TEROBOSAN SETENGAH HATI…
Oleh: R. Yando Zakaria (Antropolog)
Malang benar nasib masyarakat hukum adat di negeri ini. Meski diakui haknya sejak republik berdiri, sebagaimana yg diatur dlm beberapa pasal konstitusi, realisasinya dalam kehidupan nyata begitu lambat.
Ambil contoh soal tanah adat. Meski telah disebut-sebut dalam beberapa pasal dalam Undang-Undang Nomor 5 Tahun 1960 tentang Pokok-pokok Agraria, sampai hari ini hanya sekitar 20.000 ha saja yg sudah resmi terdaftar secara legal. Padahal, peraturan menteri untuk mengaturnya sudah datang silih berganti.
Negara seperti tak kunjung menemukan formula yang tepat dalam menerjemahkan amanat konstitusi dari satuan-satuan sosial yg kehadirannya justru mendahului republik. Mudah diduga itu terjadi karena aturan-aturan dalam UUPA memang tidak saling sejalan. UUPA lahir di tengah kompromi berbagai aliran pemikiran yang saling berseberangan: modernis vs tradisional; liberal vs konvensional; atau malah antara pemikiran yg rasional dan yang emosional.
Pemerintah seperti ingin memecah kebuntuan itu melalui UU 11/2020 tentang Cipta Kerja. Persisnya, melalui PP 18/2021, Pemerintah coba membuat terobosan.
Agar tanah adat bisa dimanfaatkan langsung oleh masyarakat hukum adat (MHA), pada tanah adat itu Pemerintah akan menerbitkan (sertifikat) Hak Pengelolaan. Hak Pengelolaan antara lain diberikan pada tanah ulayat yg dimiliki MHA (Pasal 5 ayat 2).
Namun, Hak Pengelolaan bisa dihapus oleh Menteri atas dasar beberapa alasan (Pasal 14). Jika Hak Pengelolaan di tanah ulayat hapus, tanah ulayat itu akan kembali ke penguasaan MHA (Pasal 15 ayat 2).
Aturan tersebut relatif progresif. Tidak seperti HGU. Jika masa berlaku HGU habis tanah akan kembali ke negara. Padahal awalnya tanah itu adalah tanah adat masyarakat hukum adat.
Dengan pengaturan yang demikian itu, apakah artinya tanah adat tersebut akan kembali menjadi idle/beku kembali?
Dengan pengaturan yang ada jelas kewenangan MHA tetap di bawah bayang2 kewenangan Pemerintah (Pasal 14 ayat 1, huruf a.) atau kekuatan2 lainnya ‘atas nama undang-undang’ (Pasal 14, ayat 2, huruf b.).
Wajarkah?
Menurut sahabat saya, Andiko Sutan Mancayo, seorang lawyer, itu konsekwensi NKRI. “Ini jawaban teknis dari persolan yang sudah macet selama ini. Perdebatan ideologis yang selama ini terjadi tidak menghasilkan jalan keluar apapun. Kita harus realistis soal ini,” ujarnya dalam sebuah webinar baru-baru ini.

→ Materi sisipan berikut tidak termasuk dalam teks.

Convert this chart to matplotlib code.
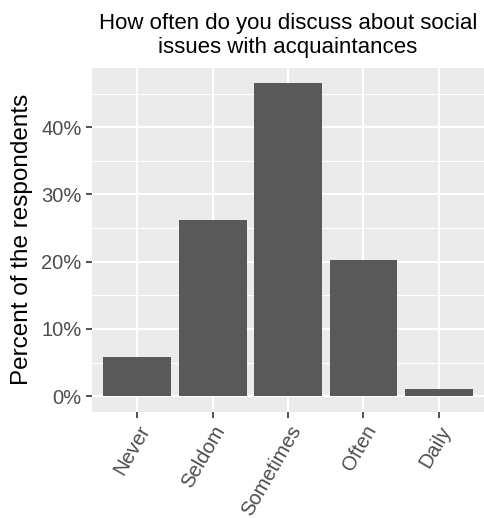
#!/usr/bin/env python
# -*- coding: utf-8 -*-

import numpy as np
import matplotlib.pyplot as plt
from matplotlib.ticker import FixedLocator

categories = ['Never', 'Seldom', 'Sometimes', 'Often', 'Daily']
percents = [5.9, 26.2, 46.5, 20.2, 1.0]
yticks = [0, 10, 20, 30, 40]
ytick_labels = ['0%', '10%', '20%', '30%', '40%']


def main():
    plt.rcParams['font.family'] = ['Liberation Sans', 'DejaVu Sans']

    fig = plt.figure(figsize=(4.85, 5.18), dpi=100)
    ax = fig.add_axes([0.19, 0.205, 0.808, 0.664])

    x = np.arange(1, len(categories) + 1)
    ax.set_facecolor('#EBEBEB')
    ax.bar(x, percents, width=0.9, color='#595959', zorder=3)

    ymax = max(percents)
    ax.set_ylim(-0.05 * ymax, 1.05 * ymax)
    ax.set_xlim(0.4, len(categories) + 0.6)

    ax.set_yticks(yticks)
    ax.set_yticklabels(ytick_labels)
    ax.yaxis.set_minor_locator(FixedLocator([5, 15, 25, 35, 45]))
    ax.set_xticks(x)
    ax.set_xticklabels(categories, rotation=60, ha='right', va='top',
                       rotation_mode='anchor')

    ax.grid(which='major', color='white', linewidth=1.5, zorder=1)
    ax.grid(which='minor', axis='y', color='white', linewidth=0.75, zorder=1)
    ax.set_axisbelow(True)

    for s in ax.spines.values():
        s.set_visible(False)

    ax.tick_params(axis='both', which='major', length=4.5, width=1.2,
                   color='#333333', labelsize=14.5, labelcolor='#4D4D4D', pad=3)
    ax.tick_params(axis='y', which='minor', length=0)

    ax.set_ylabel('Percent of the respondents', fontsize=17.5, color='black',
                  labelpad=6)
    ax.set_title('How often do you discuss about social\nissues with acquaintances',
                 fontsize=16, color='black', pad=11, linespacing=1.15)

    fig.savefig('out.png', dpi=100)


if __name__ == '__main__':
    main()
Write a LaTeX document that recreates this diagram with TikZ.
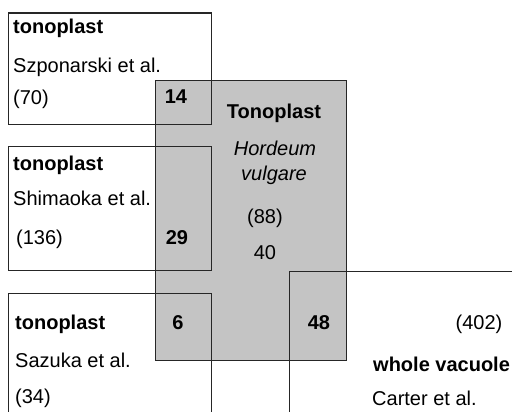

Okelah. Kalaupun itu merupakan suatu keniscayaan, menurut saya, bisa dibuat lebih elegan dan strategis. Misalnya, akui saja hak ulayat itu sebagai salah satu hak yg sah di negeri ini, tetap dgn pembatasan-pembatasan yang niscaya dan konstitusional itu. Apa bedanya?